WR31: Sustainable energy resources for risk management and resilience of communities in Latin America and the Caribbean

Workshop Report 31
Policy Brief

Leading experts from across Latin America and the Caribbean were brought together for a work-shop in Quito, Ecuador, on 30 January 2017 to discuss the challenges and opportunities of building resilience to natural disasters of villages in the region, with a particular concern for the contribution of energy services. Key points made in the presentations and discussions are summarised in the following paragraphs.

People living in rural communities and in poverty often return after natural disasters to rebuild in risk-prone areas as they have no realistic alternatives: ”you live where you can, not where you want to”. Short-term imperatives like having enough to eat take precedence over medium- and long-term considerations of safety. Also, urbanisation may increase the number of people living in vulnerable areas; for example, coastal cities subject to hurricanes and tsunamis, and cities located near to faults at risk from earthquakes. Natural disasters result in 26 million people around the world each year stepping back into poverty.

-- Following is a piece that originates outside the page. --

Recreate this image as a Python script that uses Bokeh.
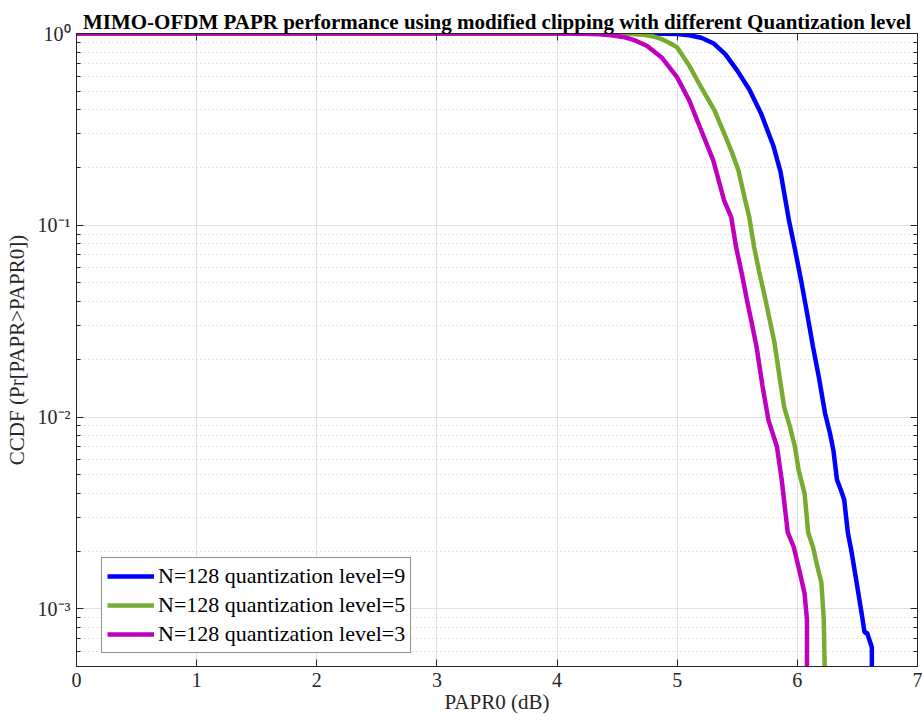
from bokeh.plotting import figure
from bokeh.models import (FixedTicker, LinearAxis, LogAxis, Legend, LegendItem,
                          Range1d, CustomJSTickFormatter)
from bokeh.embed import file_html
from bokeh.resources import INLINE

title_text = "MIMO-OFDM PAPR performance using modified clipping with different Quantization level"
x_label = "PAPR0 (dB)"
y_label = "CCDF (Pr[PAPR>PAPR0])"

x_ticks = [0, 1, 2, 3, 4, 5, 6, 7]
y_ticks = [1e-3, 1e-2, 1e-1, 1.0]
y_tick_labels = ["10\u207b\u00b3", "10\u207b\u00b2", "10\u207b\u00b9", "10\u2070"]
y_minor = [5e-4, 6e-4, 7e-4, 8e-4, 9e-4,
           2e-3, 3e-3, 4e-3, 5e-3, 6e-3, 7e-3, 8e-3, 9e-3,
           2e-2, 3e-2, 4e-2, 5e-2, 6e-2, 7e-2, 8e-2, 9e-2,
           0.2, 0.3, 0.4, 0.5, 0.6, 0.7, 0.8, 0.9]

labels = ["N=128 quantization level=9", "N=128 quantization level=5", "N=128 quantization level=3"]
colors = ["#0000FF", "#77AC30", "#BF00BF"]

q9_x = [0, 4.7, 4.9, 5.0, 5.1, 5.2, 5.3, 5.4, 5.5, 5.6, 5.7, 5.8, 5.86, 5.93, 5.98, 6.03,
        6.08, 6.13, 6.18, 6.23, 6.27, 6.30, 6.33, 6.36, 6.39, 6.42, 6.45, 6.49, 6.53, 6.56,
        6.58, 6.62, 6.62]
q9_y = [1.0, 1.0, 0.998, 0.993, 0.98, 0.95, 0.89, 0.78, 0.64, 0.51, 0.38, 0.26, 0.19, 0.106,
        0.075, 0.052, 0.035, 0.0233, 0.016, 0.0105, 0.0083, 0.0067, 0.0047, 0.0042, 0.0037,
        0.0025, 0.0020, 0.00141, 0.00099, 0.00075, 0.00075, 0.00063, 0.0004]

q5_x = [0, 4.3, 4.5, 4.62, 4.72, 4.8, 4.87, 4.94, 5.0, 5.1, 5.2, 5.31, 5.39, 5.45, 5.51,
        5.56, 5.6, 5.64, 5.68, 5.73, 5.77, 5.81, 5.85, 5.89, 5.94, 5.98, 6.01, 6.06, 6.09,
        6.13, 6.16, 6.2, 6.22, 6.23]
q5_y = [1.0, 1.0, 0.998, 0.993, 0.985, 0.965, 0.935, 0.89, 0.846, 0.68, 0.523, 0.397, 0.302,
        0.245, 0.193, 0.14, 0.110, 0.0769, 0.058, 0.0422, 0.032, 0.0244, 0.0165, 0.0113,
        0.0088, 0.0070, 0.0053, 0.0040, 0.0025, 0.0021, 0.00173, 0.00137, 0.00088, 0.0004]

q3_x = [0, 4.0, 4.2, 4.35, 4.45, 4.55, 4.65, 4.75, 4.87, 5.0, 5.1, 5.2, 5.3, 5.39, 5.45,
        5.49, 5.54, 5.58, 5.62, 5.66, 5.71, 5.76, 5.83, 5.87, 5.92, 5.97, 6.02, 6.06, 6.08,
        6.08]
q3_y = [1.0, 1.0, 0.998, 0.99, 0.98, 0.96, 0.92, 0.86, 0.75, 0.59, 0.448, 0.312, 0.218,
        0.135, 0.110, 0.077, 0.055, 0.0408, 0.031, 0.0233, 0.0145, 0.0096, 0.0070, 0.0047,
        0.0025, 0.0021, 0.00155, 0.0012, 0.00088, 0.0004]

FONT = "Liberation Serif"
AX = "#262626"

p = figure(width=922, height=723, y_axis_type="log",
           x_range=Range1d(0, 7), y_range=Range1d(5e-4, 1.0),
           output_backend="svg", toolbar_location=None,
           min_border_left=76, min_border_right=5, min_border_top=33, min_border_bottom=57)

p.title.text = title_text
p.title.text_font = FONT
p.title.text_font_size = "21px"
p.title.text_font_style = "bold"
p.title.text_color = "#000000"
p.title.align = "center"
p.title.standoff = 0

p.outline_line_color = AX
p.outline_line_width = 1
p.background_fill_color = "white"
p.border_fill_color = "white"

yticker = FixedTicker(ticks=y_ticks, minor_ticks=y_minor)
xticker = FixedTicker(ticks=x_ticks)
yfmt = CustomJSTickFormatter(args=dict(tvals=y_ticks, tlabels=y_tick_labels), code="""
const i = tvals.findIndex(t => Math.abs(Math.log10(t) - Math.log10(tick)) < 1e-6);
return i >= 0 ? tlabels[i] : '';
""")

for ax in p.xaxis:
    ax.ticker = xticker
    ax.axis_label = x_label
for ax in p.yaxis:
    ax.ticker = yticker
    ax.formatter = yfmt
    ax.axis_label = y_label

for ax in list(p.xaxis) + list(p.yaxis):
    ax.axis_line_color = AX
    ax.major_tick_line_color = AX
    ax.minor_tick_line_color = AX
    ax.major_tick_in = 7
    ax.major_tick_out = 0
    ax.minor_tick_in = 4
    ax.minor_tick_out = 0
    ax.major_label_text_font = FONT
    ax.major_label_text_font_size = "20px"
    ax.major_label_text_color = AX
    ax.axis_label_text_font = FONT
    ax.axis_label_text_font_size = "21px"
    ax.axis_label_text_font_style = "normal"
    ax.axis_label_text_color = AX

p.xaxis.major_label_standoff = 6
p.xaxis.axis_label_standoff = 0
p.yaxis.major_label_standoff = 6
p.yaxis.axis_label_standoff = 6

top = LinearAxis(ticker=xticker, major_tick_in=7, major_tick_out=0,
                 major_label_text_font_size="2px", major_label_text_alpha=0,
                 major_label_standoff=0,
                 axis_line_color=AX, major_tick_line_color=AX)
right = LogAxis(ticker=yticker, major_tick_in=7, major_tick_out=0,
                minor_tick_in=4, minor_tick_out=0,
                major_label_text_font_size="2px", major_label_text_alpha=0,
                major_label_standoff=0,
                axis_line_color=AX, major_tick_line_color=AX, minor_tick_line_color=AX)
p.add_layout(top, "above")
p.add_layout(right, "right")

p.xgrid.grid_line_color = "#e2e2e2"
p.ygrid.grid_line_color = "#e2e2e2"
p.ygrid.minor_grid_line_color = "#c8c8c8"
p.ygrid.minor_grid_line_dash = "1 3"

r9 = p.line(q9_x, q9_y, line_color=colors[0], line_width=4.5)
r5 = p.line(q5_x, q5_y, line_color=colors[1], line_width=4.5)
r3 = p.line(q3_x, q3_y, line_color=colors[2], line_width=4.5)

legend = Legend(items=[LegendItem(label=labels[0], renderers=[r9]),
                       LegendItem(label=labels[1], renderers=[r5]),
                       LegendItem(label=labels[2], renderers=[r3])],
                location=(25, 13), label_text_font=FONT, label_text_font_size="22px",
                label_text_color="#000000", glyph_width=47, glyph_height=22,
                label_standoff=4, label_height=26, padding=5, spacing=3, margin=0,
                border_line_color=AX, border_line_width=1, background_fill_alpha=1)
p.add_layout(legend)

open("out.html", "w").write(file_html(p, INLINE))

Countries need to establish resilience strategies based on improved knowledge of the risks and identification of the most vulnerable communities. Such strategies need to be developed and implemented in a way that integrates the efforts of all relevant government ministries. In respect of the physical infrastructure, they need to establish building regulations and ensure they are implemented, and put in place prevention and recovery actions. International initiatives such as the Sendai Framework are helpful in establishing objectives and definitions, and supporting inter-national collaboration.